My cat, Mr. Squeak, is seldom quiet. He is a sixteen-pound lumbering vocalizer. Even walking around the house he seems to be commenting to himself about whatever undertaking he is concerned with. He has learned (or have I?) that a certain very distinct sound announces a desire to be let outside. If he makes this sound and I stand up, or make a move in the direction of the door, he will streak there and wait to be let out.
I came in today from running errands and sat down at the laptop to do some work. I did not want to go outside in the heat and keep an eye on him while he prowled around grazing on plants and hunting for lizards, but he began to circle my chair legs and talking to me. He put his front paws on my leg and gently scratched at them with his claws sheathed.
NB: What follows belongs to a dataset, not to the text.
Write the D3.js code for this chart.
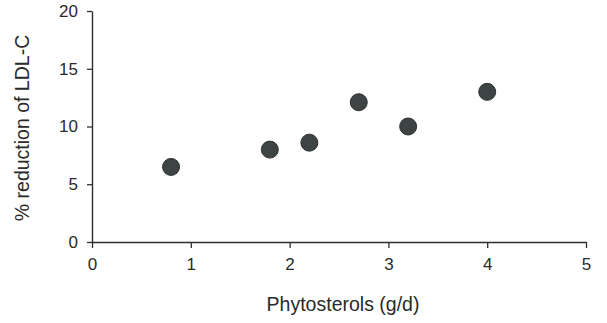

I looked down at him. He looked up at me and said, "Meow?" I reached down and scratched his ears and assuming, as most cat owners will, that he understood perfectly I explained to him we would go out later.
This routine of circle, scratch, Meow went on for a minute or two, getting louder and more insistent each time untill it began to sound less like "cat talk" and more like English:
Meow…meoowt…MeOUT.
Finally he jumped up on the desk and put his nose right at my ear. His breath tickled. Then he let out one deafening howl: MEOUT!! And jumped down. It seemed unfair under the circumstances, when he had learned what seemed very much like a linguistic trick, not to let him out. I had coffee in the patio while he browsed and nosed out lizards under the flower pots.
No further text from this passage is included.